Now it had happened for real, Tim thought. His mind had rolled past its own edge. Even the gray air seemed to resist him as he turned around once again to face north: uptown, the direction that would take him back to Broome Street. And as he turned, he thought he detected a hint of movement closer to him than the first time. Tim scanned the storefronts and windows and this time really noticed that every one of them was dark. The hypothetical movement had been off to his right and behind the large plate-glass windows of a vanished art gallery. He looked more closely at the window and saw only the murk of an empty room.
Once, the gallery had been dedicated to minimalist installations that featured simulated body parts, piles of dirt, and reams of text. Behind the scrim of the dirty enormous window, the bare walls receded into darkness. When
he shifted his glance to the cloud-gate at the top end of Crosby, something in the gloom at the rear of the empty gallery revealed itself, then slid back into invisibility. Whatever it was had been looking at him. He snapped his head back and stared into the window. Then he moved forward across the sidewalk, bringing more of the interior into view.

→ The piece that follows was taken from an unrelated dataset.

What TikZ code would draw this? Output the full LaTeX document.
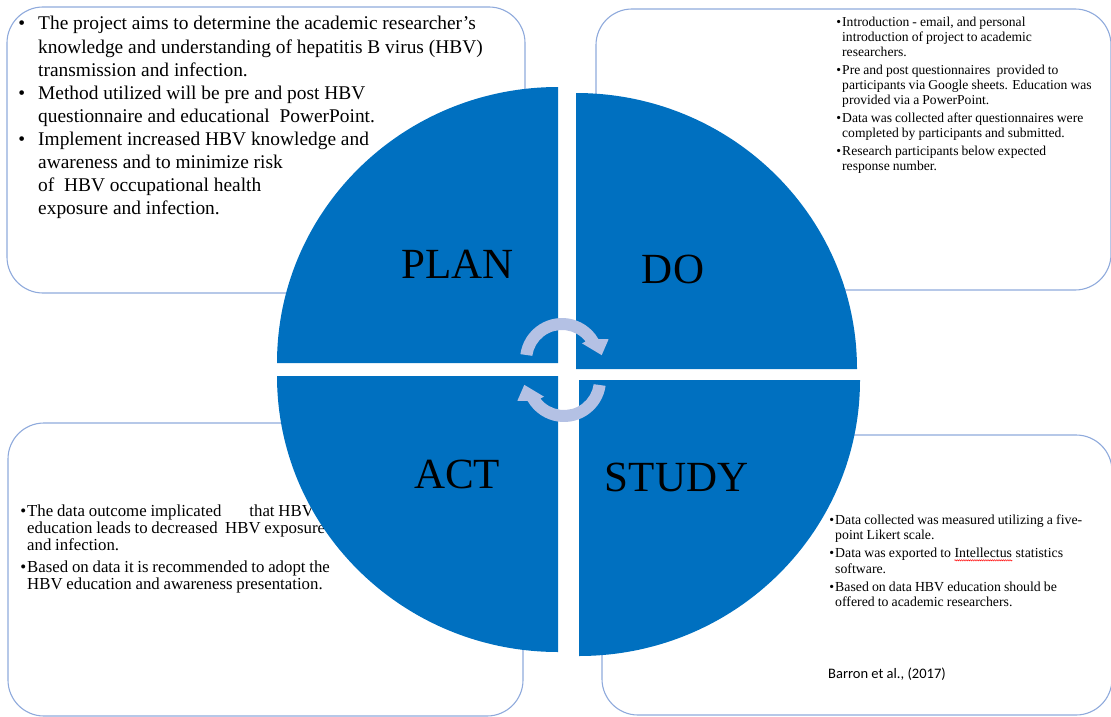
\documentclass[tikz,border=0pt]{standalone}
\usepackage{fontspec}
\setmainfont{Liberation Serif}
\newfontfamily\notefont{Liberation Serif}[WordSpace=0.9]
\newfontfamily\citefont{Carlito}
\usetikzlibrary{decorations.pathmorphing}
\definecolor{pdcablue}{RGB}{0,112,192}
\definecolor{boxline}{RGB}{143,170,220}
\definecolor{cyclegray}{RGB}{180,193,228}
\def\bigbul{\llap{\textbullet\hspace{13pt}}}
\def\smallbul{\llap{\textbullet\hspace{1pt}}}
% red wavy line under a word
\newcommand\redwave[1]{\tikz[baseline=(w.base)]{\node[inner sep=0pt] (w) {#1};
    \draw[red,line width=0.45pt,decorate,decoration={snake,amplitude=0.7pt,segment length=2.2pt}]
        ([yshift=-2.6pt]w.base west) -- ([yshift=-2.6pt]w.base east);}}

\begin{document}
\begin{tikzpicture}[x=1pt,y=-1pt,
    box/.style={draw=boxline,line width=1.1pt,rounded corners=36pt},
    note/.style={anchor=north west,inner sep=0pt,align=left},
    phase/.style={anchor=base,inner sep=0pt,font=\fontsize{43}{43}\selectfont}]
    \useasboundingbox (0,0) rectangle (1111,717);

    % the four text boxes
    \draw[box] (7,7) rectangle (525,293);
    \draw[box] (596,9) rectangle (1111,290);
    \draw[box] (8,423) rectangle (523,716);
    \draw[box] (602,435) rectangle (1112,715);

    \node[note,font=\fontsize{19.4}{23.1}\selectfont] (PLT) at (38,16.3) {%
        \bigbul The project aims to determine the academic researcher’s\\
        knowledge and understanding of hepatitis B virus (HBV)\\
        transmission and infection.\\
        \bigbul Method utilized will be pre and post HBV\\
        questionnaire and educational\ \ PowerPoint.\\
        \bigbul Implement increased HBV knowledge and\\
        awareness and to minimize risk\\
        of\ \ HBV occupational health\\
        exposure and infection.};

    \node[note,font=\notefont\fontsize{13.6}{15}\selectfont] (DOT) at (842,17.2) {%
        \smallbul Introduction - email, and personal\\
        introduction of project to academic\\
        researchers.\\[3pt]
        \smallbul Pre and post questionnaires\ \ provided to\\
        participants via Google sheets. Education was\\
        provided via a PowerPoint.\\[3pt]
        \smallbul Data was collected after questionnaires were\\
        completed by participants and submitted.\\[3pt]
        \smallbul Research participants below expected\\
        response number.};

    \node[note,font=\notefont\fontsize{16.8}{17}\selectfont] (ACT) at (27,504.5) {%
        \smallbul The data outcome implicated\hspace{28pt}that HBV\\
        education leads to decreased\ \ HBV exposure\\
        and infection.\\[5pt]
        \smallbul Based on data it is recommended to adopt the\\
        HBV education and awareness presentation.};

    \node[note,font=\notefont\fontsize{13.8}{15.5}\selectfont] (STT) at (835,514.3) {%
        \smallbul Data collected was measured utilizing a five-\\
        point Likert scale.\\[2.5pt]
        \smallbul Data was exported to \redwave{Intellectus} statistics\\
        software.\\[2.5pt]
        \smallbul Based on data HBV education should be\\
        offered to academic researchers.};

    \node[anchor=base west,inner sep=0pt,font=\citefont\fontsize{14.5}{16}\selectfont] (REF) at (828,678)
        {Barron et al., (2017)};

    % pulled-apart quarters of the cycle
    \fill[pdcablue] (558,363) -- ++(-281,0) arc[start angle=180,end angle=270,x radius=281,y radius=276] -- cycle;
    \fill[pdcablue] (576,369) -- ++(0,-276) arc[start angle=270,end angle=360,x radius=281,y radius=276] -- cycle;
    \fill[pdcablue] (579,380) -- ++(281,0) arc[start angle=0,end angle=90,x radius=281,y radius=276] -- cycle;
    \fill[pdcablue] (558,376) -- ++(0,276) arc[start angle=90,end angle=180,x radius=281,y radius=276] -- cycle;

    \node[phase] (PL) at (457.5,278) {PLAN};
    \node[phase] (DO) at (673,283) {DO};
    \node[phase] (ST) at (676.5,491) {STUDY};
    \node[phase] (AC) at (457,488) {ACT};

    % turning arrows in the middle
    \begin{scope}[shift={(562,360)}]
        \fill[cyclegray] (188:42) arc[start angle=188,end angle=330,radius=42] -- (336:51) -- (353:40)
            -- (320:26) -- (322:30) arc[start angle=322,end angle=188,radius=30] -- cycle;
    \end{scope}
    \begin{scope}[shift={(564,380)},rotate=180]
        \fill[cyclegray] (188:42) arc[start angle=188,end angle=330,radius=42] -- (336:51) -- (353:40)
            -- (320:26) -- (322:30) arc[start angle=322,end angle=188,radius=30] -- cycle;
    \end{scope}
\end{tikzpicture}
\end{document}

At the far end of the room, a dim shape materialized out of the darkness and seemed to move forward, matching his movements.
Jeez, he thought, stung by a recollection, didn’t I write this somewhere?
He took another reluctant step forward. In either mockery or challenge, the figure inside matched him again. In the darkness and obscurity at the back of the immense room, its shape, which was not human, seemed to waver, swelling and shifting like smoke. A long, wide body lowered itself a few inches, as if crouching. There was the suggestion of ears. A silvery pair of eyes swam into view and focused intently on him. A kind of blunt force streamed toward him. Tim gasped and stepped back. He felt as though he had been pinned by a pair of flashlights. Unrelenting and soulless, made entirely of will and antipathy, the creature’s eyes hung in the gloomy air.
He found himself moving backward and off the sidewalk, into the middle of the cobbled street. It seemed important not to turn his back.
Knowing that his terror was ridiculous did nothing to tame it. He continued to move across the street, eyes locked with the creature’s, pushed himself up onto the far sidewalk, and whirled to sprint north toward Broome Street. Around him, the atmosphere tingled and snapped. He once again became aware of the rain. Before he had taken two long strides, a door opened in what had seemed a blank wall, and a couple emerged from a tall iron-fronted building. The world around him had solidified into its old unreliable self. He reached Broome with the sense of having broken through an invisible but palpable barrier.
Because the people who had reappeared on the sidewalk were staring at him, he slowed his pace. By the time he was crossing Broadway, he had brought himself down to a walk. His heart was knocking in his chest, and he could hear his own ragged breathing. A pair of shiny young men with rain-resistant hair turned their heads to see how much trouble he was in.